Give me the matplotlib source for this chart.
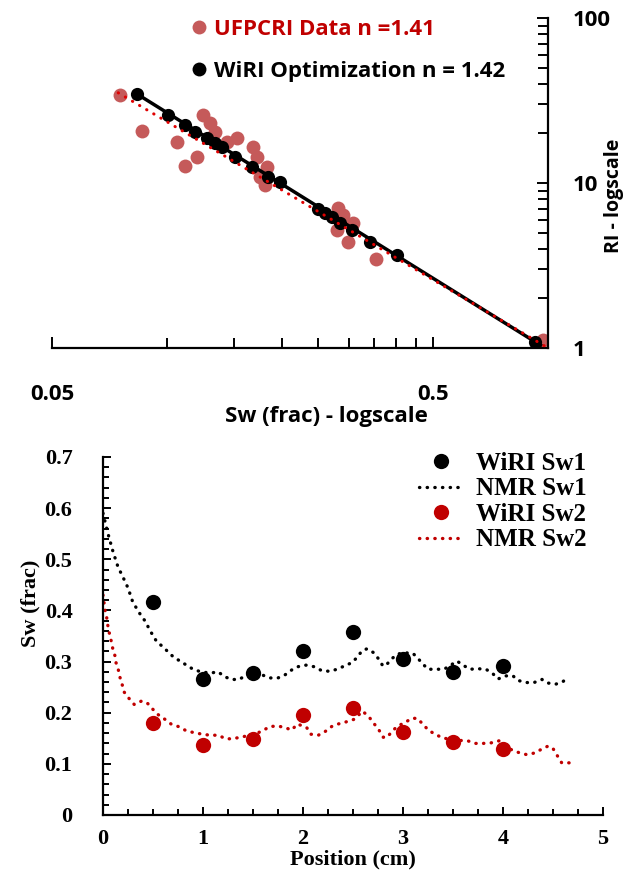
import matplotlib
matplotlib.use("Agg")
import matplotlib.pyplot as plt
from matplotlib.lines import Line2D
from matplotlib.ticker import FixedLocator, MultipleLocator, NullFormatter

# ---- top chart: RI vs Sw (log-log) ----
sw_ufpcri = [0.0754, 0.0861, 0.1065, 0.1117, 0.120, 0.1246, 0.130, 0.134, 0.144, 0.153, 0.1685,
             0.1726, 0.176, 0.181, 0.183, 0.280, 0.282, 0.290, 0.299, 0.308, 0.354, 0.97]
ri_ufpcri = [34.1, 20.7, 17.7, 12.7, 14.4, 25.8, 23.1, 20.4, 17.7, 18.7, 16.5,
             14.4, 10.9, 9.7, 12.5, 5.19, 7.05, 6.4, 4.39, 5.72, 3.46, 1.12]

sw_wiri = [0.0836, 0.1008, 0.1117, 0.1187, 0.1276, 0.134, 0.1397, 0.151, 0.1675, 0.1845,
           0.198, 0.25, 0.260, 0.272, 0.285, 0.306, 0.342, 0.402, 0.927]
ri_wiri = [34.6, 25.8, 22.5, 20.4, 18.7, 17.5, 16.5, 14.4, 12.5, 10.9,
           10.1, 6.96, 6.58, 6.22, 5.72, 5.19, 4.39, 3.66, 1.09]

# fitted lines (end points)
sw_fit_ufpcri = [0.0746, 1.0]
ri_fit_ufpcri = [35.2, 1.0]
sw_fit_wiri = [0.0836, 0.956]
ri_fit_wiri = [34.6, 1.04]

top_labels = ["UFPCRI Data n =1.41", "WiRI Optimization n = 1.42"]

# ---- bottom chart: Sw profiles ----
pos_wiri = [0.5, 1.0, 1.5, 2.0, 2.5, 3.0, 3.5, 4.0]
sw1_wiri = [0.417, 0.266, 0.278, 0.321, 0.358, 0.305, 0.280, 0.291]
sw2_wiri = [0.180, 0.137, 0.149, 0.196, 0.209, 0.162, 0.143, 0.129]

pos_nmr1 = [0.0, 0.05, 0.10, 0.15, 0.20, 0.25, 0.30, 0.34, 0.38, 0.43, 0.46, 0.50, 0.54, 0.60,
            0.65, 0.71, 0.78, 0.85, 0.91, 1.00, 1.09, 1.15, 1.22, 1.29, 1.36, 1.44, 1.51, 1.59,
            1.67, 1.75, 1.82, 1.89, 1.95, 2.03, 2.11, 2.19, 2.27, 2.34, 2.41, 2.49, 2.54, 2.59,
            2.64, 2.71, 2.76, 2.80, 2.84, 2.89, 2.95, 3.03, 3.10, 3.15, 3.20, 3.25, 3.33, 3.41,
            3.47, 3.54, 3.60, 3.67, 3.75, 3.83, 3.90, 3.95, 4.03, 4.10, 4.15, 4.24, 4.31, 4.39,
            4.45, 4.53, 4.60, 4.66]
sw_nmr1 = [0.590, 0.550, 0.515, 0.485, 0.465, 0.444, 0.415, 0.403, 0.390, 0.377, 0.364, 0.351,
           0.338, 0.329, 0.319, 0.308, 0.300, 0.291, 0.284, 0.279, 0.278, 0.280, 0.270, 0.265,
           0.265, 0.274, 0.275, 0.274, 0.268, 0.268, 0.274, 0.284, 0.290, 0.293, 0.290, 0.282,
           0.281, 0.285, 0.291, 0.298, 0.308, 0.321, 0.325, 0.317, 0.304, 0.291, 0.295, 0.306,
           0.315, 0.317, 0.316, 0.306, 0.295, 0.285, 0.285, 0.285, 0.292, 0.301, 0.293, 0.285,
           0.286, 0.285, 0.276, 0.266, 0.272, 0.272, 0.263, 0.259, 0.259, 0.265, 0.258, 0.256,
           0.261, 0.270]

pos_nmr2 = [0.0, 0.02, 0.037, 0.047, 0.063, 0.08, 0.097, 0.12, 0.13, 0.153, 0.17, 0.193, 0.213,
            0.26, 0.313, 0.387, 0.447, 0.497, 0.553, 0.62, 0.68, 0.753, 0.83, 0.91, 0.993, 1.07,
            1.153, 1.227, 1.297, 1.37, 1.45, 1.52, 1.597, 1.67, 1.747, 1.82, 1.887, 1.943, 2.037,
            2.077, 2.153, 2.22, 2.287, 2.353, 2.43, 2.51, 2.597, 2.663, 2.713, 2.76, 2.803, 2.843,
            2.887, 2.947, 3.013, 3.087, 3.143, 3.197, 3.253, 3.32, 3.393, 3.47, 3.55, 3.647,
            3.727, 3.803, 3.88, 3.96, 4.03, 4.097, 4.16, 4.237, 4.31, 4.38, 4.453, 4.503, 4.543,
            4.587, 4.663]
sw_nmr2 = [0.430, 0.401, 0.386, 0.372, 0.356, 0.342, 0.326, 0.311, 0.298, 0.284, 0.269, 0.254,
           0.240, 0.228, 0.216, 0.223, 0.218, 0.207, 0.196, 0.187, 0.178, 0.173, 0.165, 0.161,
           0.158, 0.156, 0.156, 0.149, 0.149, 0.152, 0.155, 0.158, 0.165, 0.173, 0.174, 0.171,
           0.166, 0.178, 0.171, 0.158, 0.156, 0.163, 0.173, 0.178, 0.182, 0.187, 0.203, 0.191,
           0.178, 0.166, 0.152, 0.152, 0.163, 0.174, 0.180, 0.189, 0.189, 0.178, 0.166, 0.158,
           0.151, 0.148, 0.146, 0.145, 0.140, 0.140, 0.141, 0.145, 0.135, 0.126, 0.122, 0.118,
           0.121, 0.128, 0.135, 0.129, 0.116, 0.102, 0.102]

bottom_labels = ["WiRI Sw1", "NMR Sw1", "WiRI Sw2", "NMR Sw2"]

sans = "Open Sans"
serif = "Liberation Serif"
dark_red = "#C00000"
pink_red = "#C55A5A"

W, H = 638, 877
fig = plt.figure(figsize=(W / 100, H / 100), dpi=100)

# ================= top chart =================
ax1 = fig.add_axes([52 / W, 1 - 348 / H, 496 / W, 330 / H])
ax1.set_xscale("log")
ax1.set_yscale("log")
ax1.plot(sw_ufpcri, ri_ufpcri, "o", color=pink_red, ms=10, mec="none", zorder=2)
ax1.plot(sw_fit_wiri, ri_fit_wiri, "-", color="black", lw=2.5, zorder=3)
ax1.plot(sw_wiri, ri_wiri, "o", color="black", ms=9.5, mec="none", zorder=4)
ax1.plot(sw_fit_ufpcri, ri_fit_ufpcri, color="#E00000", lw=2.2,
         linestyle=(0, (0.1, 2.6)), dash_capstyle="round", zorder=5)
ax1.set_xlim(0.05, 1)
ax1.set_ylim(1, 100)

for s in ["top", "left"]:
    ax1.spines[s].set_visible(False)
for s in ["bottom", "right"]:
    ax1.spines[s].set_linewidth(1.6)
ax1.yaxis.tick_right()
ax1.yaxis.set_label_position("right")

ax1.xaxis.set_major_locator(FixedLocator([0.05, 0.5]))
ax1.xaxis.set_minor_locator(FixedLocator([0.1, 0.15, 0.2, 0.25, 0.3, 0.35, 0.4, 0.45, 1.0]))
ax1.xaxis.set_minor_formatter(NullFormatter())
ax1.set_xticklabels(["0.05", "0.5"])
ax1.yaxis.set_minor_formatter(NullFormatter())
ax1.set_yticks([1, 10, 100])
ax1.set_yticklabels(["1", "10", "100"])
ax1.tick_params(axis="both", which="both", direction="in", width=1.4)
ax1.tick_params(axis="both", which="major", length=8)
ax1.tick_params(axis="both", which="minor", length=7)
ax1.tick_params(axis="x", which="major", pad=26)
ax1.tick_params(axis="y", which="major", pad=18)
for lab in ax1.get_xticklabels() + ax1.get_yticklabels():
    lab.set_fontfamily(sans)
    lab.set_fontweight("bold")
    lab.set_fontsize(16)

ax1.set_xlabel("Sw (frac) - logscale", fontfamily=sans, fontweight="bold", fontsize=16)
ax1.xaxis.set_label_coords((326 - 52) / 496, (348 - 416) / 330)
ax1.xaxis.label.set_va("center")
ax1.set_ylabel("RI - logscale", fontfamily=sans, fontweight="bold", fontsize=14)
ax1.yaxis.set_label_coords((614 - 52) / 496, (348 - 196) / 330)
ax1.yaxis.label.set_va("center")
ax1.yaxis.label.set_ha("center")

top_handles = [
    Line2D([], [], ls="none", marker="o", color=pink_red, ms=10, mec="none"),
    Line2D([], [], ls="none", marker="o", color="black", ms=10, mec="none"),
]
leg1 = fig.legend(top_handles, top_labels, loc="upper left",
                  bbox_to_anchor=(192 / W, 1 - 19 / H), frameon=False,
                  prop={"family": sans, "weight": "bold", "size": 16},
                  handlelength=0.6, handletextpad=0.4, labelspacing=0.95,
                  borderpad=0, borderaxespad=0)
leg1.get_texts()[0].set_color(dark_red)
leg1.get_texts()[1].set_color("black")

# ================= bottom chart =================
ax2 = fig.add_axes([103 / W, 1 - 815 / H, 500 / W, 358 / H])
ax2.plot(pos_nmr1, sw_nmr1, color="black", lw=2.4,
         linestyle=(0, (0.1, 2.2)), dash_capstyle="round", zorder=2)
ax2.plot(pos_nmr2, sw_nmr2, color=dark_red, lw=2.4,
         linestyle=(0, (0.1, 2.2)), dash_capstyle="round", zorder=2)
ax2.plot(pos_wiri, sw1_wiri, "o", color="black", ms=11, mec="none", zorder=3)
ax2.plot(pos_wiri, sw2_wiri, "o", color=dark_red, ms=11, mec="none", zorder=3)
ax2.set_xlim(0, 5)
ax2.set_ylim(0, 0.7)

for s in ["top", "right"]:
    ax2.spines[s].set_visible(False)
for s in ["bottom", "left"]:
    ax2.spines[s].set_linewidth(1.6)
ax2.xaxis.set_major_locator(MultipleLocator(1))
ax2.xaxis.set_minor_locator(MultipleLocator(0.25))
ax2.yaxis.set_major_locator(MultipleLocator(0.1))
ax2.yaxis.set_minor_locator(MultipleLocator(0.02))
ax2.tick_params(axis="both", which="both", direction="in", width=1.4)
ax2.tick_params(axis="both", which="major", length=6)
ax2.tick_params(axis="both", which="minor", length=4)
ax2.tick_params(axis="x", which="major", pad=10)
ax2.tick_params(axis="y", which="major", pad=22)
ax2.set_yticks([0, 0.1, 0.2, 0.3, 0.4, 0.5, 0.6, 0.7])
ax2.set_yticklabels(["0", "0.1", "0.2", "0.3", "0.4", "0.5", "0.6", "0.7"])
for lab in ax2.get_xticklabels() + ax2.get_yticklabels():
    lab.set_fontfamily(serif)
    lab.set_fontweight("bold")
    lab.set_fontsize(16)

ax2.set_xlabel("Position (cm)", fontfamily=serif, fontweight="bold", fontsize=16)
ax2.xaxis.set_label_coords(0.5, (815 - 859) / 358)
ax2.xaxis.label.set_va("center")
ax2.set_ylabel("Sw (frac)", fontfamily=serif, fontweight="bold", fontsize=16)
ax2.yaxis.set_label_coords((30 - 103) / 500, (815 - 603) / 358)
ax2.yaxis.label.set_va("center")
ax2.yaxis.label.set_ha("center")

bottom_handles = [
    Line2D([], [], ls="none", marker="o", color="black", ms=11, mec="none"),
    Line2D([], [], color="black", lw=2.4, linestyle=(0, (0.1, 2.2)), dash_capstyle="round"),
    Line2D([], [], ls="none", marker="o", color=dark_red, ms=11, mec="none"),
    Line2D([], [], color=dark_red, lw=2.4, linestyle=(0, (0.1, 2.2)), dash_capstyle="round"),
]
fig.legend(bottom_handles, bottom_labels, loc="upper right",
           bbox_to_anchor=(587 / W, 1 - 452 / H), frameon=False,
           prop={"family": serif, "weight": "bold", "size": 18},
           handlelength=1.75, handletextpad=0.55, labelspacing=0.1,
           borderpad=0, borderaxespad=0)

fig.savefig("out.png", dpi=100)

SET PROBLEM –
Write down every line from the opening of the listing to the line with "0.162, 0.143, 0.129]", both included, and nothing else; the pictures are omitted.

SOLUTION TO THIS EXERCISE –
Give me the matplotlib source for this chart.
import matplotlib
matplotlib.use("Agg")
import matplotlib.pyplot as plt
from matplotlib.lines import Line2D
from matplotlib.ticker import FixedLocator, MultipleLocator, NullFormatter

# ---- top chart: RI vs Sw (log-log) ----
sw_ufpcri = [0.0754, 0.0861, 0.1065, 0.1117, 0.120, 0.1246, 0.130, 0.134, 0.144, 0.153, 0.1685,
             0.1726, 0.176, 0.181, 0.183, 0.280, 0.282, 0.290, 0.299, 0.308, 0.354, 0.97]
ri_ufpcri = [34.1, 20.7, 17.7, 12.7, 14.4, 25.8, 23.1, 20.4, 17.7, 18.7, 16.5,
             14.4, 10.9, 9.7, 12.5, 5.19, 7.05, 6.4, 4.39, 5.72, 3.46, 1.12]

sw_wiri = [0.0836, 0.1008, 0.1117, 0.1187, 0.1276, 0.134, 0.1397, 0.151, 0.1675, 0.1845,
           0.198, 0.25, 0.260, 0.272, 0.285, 0.306, 0.342, 0.402, 0.927]
ri_wiri = [34.6, 25.8, 22.5, 20.4, 18.7, 17.5, 16.5, 14.4, 12.5, 10.9,
           10.1, 6.96, 6.58, 6.22, 5.72, 5.19, 4.39, 3.66, 1.09]

# fitted lines (end points)
sw_fit_ufpcri = [0.0746, 1.0]
ri_fit_ufpcri = [35.2, 1.0]
sw_fit_wiri = [0.0836, 0.956]
ri_fit_wiri = [34.6, 1.04]

top_labels = ["UFPCRI Data n =1.41", "WiRI Optimization n = 1.42"]

# ---- bottom chart: Sw profiles ----
pos_wiri = [0.5, 1.0, 1.5, 2.0, 2.5, 3.0, 3.5, 4.0]
sw1_wiri = [0.417, 0.266, 0.278, 0.321, 0.358, 0.305, 0.280, 0.291]
sw2_wiri = [0.180, 0.137, 0.149, 0.196, 0.209, 0.162, 0.143, 0.129]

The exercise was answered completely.